Leaving out the pictures, retype the lines from the beginning of the listing through the line containing "5, 6, 7, 8, 9];".

====== Data lines

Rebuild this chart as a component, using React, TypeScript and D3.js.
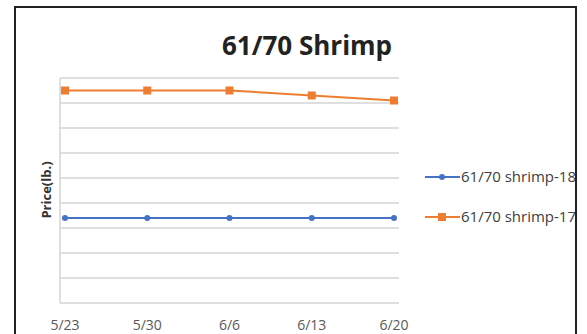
import React, { useEffect, useRef } from 'react';
import * as d3 from 'd3';

// weekly dates on the x axis
const dates = ['5/23', '5/30', '6/6', '6/13', '6/20'];
// prices (y scale has no labels in the source, values read from gridlines)
const shrimp18 = [3.4, 3.4, 3.4, 3.4, 3.4];
const shrimp17 = [8.5, 8.5, 8.5, 8.3, 8.1];
const seriesNames = ['61/70 shrimp-18', '61/70 shrimp-17'];
const yTicks = [0, 1, 2, 3, 4, 5, 6, 7, 8, 9];

const App = () => {
  const ref = useRef<SVGSVGElement>(null);

  useEffect(() => {
    const svg = d3.select(ref.current);
    svg.selectAll('*').remove();

    const width = 587;
    const height = 334;
    const font = 'Open Sans, sans-serif';

    const x = d3.scalePoint<string>().domain(dates).range([65, 394]);
    const y = d3.scaleLinear().domain([0, 9]).range([303, 78]);

    const colors = ['#4472C4', '#ED7D31'];

    svg.append('rect').attr('width', width).attr('height', height).attr('fill', '#fff');

    // outer frame
    svg.append('rect')
      .attr('x', 15)
      .attr('y', 7)
      .attr('width', 561)
      .attr('height', 340)
      .attr('fill', '#fff')
      .attr('stroke', '#222')
      .attr('stroke-width', 2);

    // title
    svg.append('text')
      .attr('x', 307)
      .attr('y', 55)
      .attr('text-anchor', 'middle')
      .attr('font-family', font)
      .attr('font-weight', 'bold')
      .attr('font-size', 26)
      .attr('fill', '#222')
      .text('61/70 Shrimp');

    // horizontal gridlines
    svg.append('g')
      .selectAll('line')
      .data(yTicks)
      .join('line')
      .attr('x1', 60)
      .attr('x2', 399)
      .attr('y1', d => y(d))
      .attr('y2', d => y(d))
      .attr('stroke', '#d4d4d4')
      .attr('stroke-width', 1.5);

    // left edge of plot area
    svg.append('line')
      .attr('x1', 60).attr('x2', 60)
      .attr('y1', y(9)).attr('y2', y(0))
      .attr('stroke', '#d4d4d4')
      .attr('stroke-width', 1.5);

    // x labels
    svg.append('g')
      .selectAll('text')
      .data(dates)
      .join('text')
      .attr('x', d => x(d)!)
      .attr('y', 330)
      .attr('text-anchor', 'middle')
      .attr('font-family', font)
      .attr('font-size', 14)
      .attr('fill', '#595959')
      .text(d => d);

    // y axis title
    svg.append('text')
      .attr('transform', 'translate(51,190) rotate(-90)')
      .attr('text-anchor', 'middle')
      .attr('font-family', font)
      .attr('font-weight', 'bold')
      .attr('font-size', 13)
      .attr('fill', '#333')
      .text('Price(lb.)');

    const line = d3.line<number>()
      .x((d, i) => x(dates[i])!)
      .y(d => y(d));

    [shrimp18, shrimp17].forEach((vals, s) => {
      svg.append('path')
        .datum(vals)
        .attr('fill', 'none')
        .attr('stroke', colors[s])
        .attr('stroke-width', 2)
        .attr('d', line);

      const g = svg.append('g');
      if (s === 0) {
        g.selectAll('circle')
          .data(vals)
          .join('circle')
          .attr('cx', (d, i) => x(dates[i])!)
          .attr('cy', d => y(d))
          .attr('r', 3)
          .attr('fill', colors[s]);
      } else {
        g.selectAll('rect')
          .data(vals)
          .join('rect')
          .attr('x', (d, i) => x(dates[i])! - 4)
          .attr('y', d => y(d) - 4)
          .attr('width', 8)
          .attr('height', 8)
          .attr('fill', colors[s]);
      }
    });

    // legend (clipped by the frame)
    svg.append('clipPath')
      .attr('id', 'legclip')
      .append('rect')
      .attr('x', 400).attr('y', 0).attr('width', 175).attr('height', height);

    const legend = svg.append('g').attr('clip-path', 'url(#legclip)');
    seriesNames.forEach((name, s) => {
      const ly = s === 0 ? 177 : 217;
      legend.append('line')
        .attr('x1', 425).attr('x2', 460)
        .attr('y1', ly).attr('y2', ly)
        .attr('stroke', colors[s])
        .attr('stroke-width', 2);
      if (s === 0) {
        legend.append('circle').attr('cx', 442).attr('cy', ly).attr('r', 3).attr('fill', colors[s]);
      } else {
        legend.append('rect').attr('x', 438).attr('y', ly - 4).attr('width', 8).attr('height', 8).attr('fill', colors[s]);
      }
      legend.append('text')
        .attr('x', 461)
        .attr('y', ly + 5)
        .attr('font-family', font)
        .attr('font-size', 15)
        .attr('fill', '#404040')
        .text(name);
    });
  }, []);

  return (
    <svg
      ref={ref}
      width={587}
      height={334}
      style={{ position: 'absolute', left: 0, top: 0, display: 'block' }}
    />
  );
};

export default App;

============

— The output —
Rebuild this chart as a component, using React, TypeScript and D3.js.
import React, { useEffect, useRef } from 'react';
import * as d3 from 'd3';

// weekly dates on the x axis
const dates = ['5/23', '5/30', '6/6', '6/13', '6/20'];
// prices (y scale has no labels in the source, values read from gridlines)
const shrimp18 = [3.4, 3.4, 3.4, 3.4, 3.4];
const shrimp17 = [8.5, 8.5, 8.5, 8.3, 8.1];
const seriesNames = ['61/70 shrimp-18', '61/70 shrimp-17'];
const yTicks = [0, 1, 2, 3, 4, 5, 6, 7, 8, 9];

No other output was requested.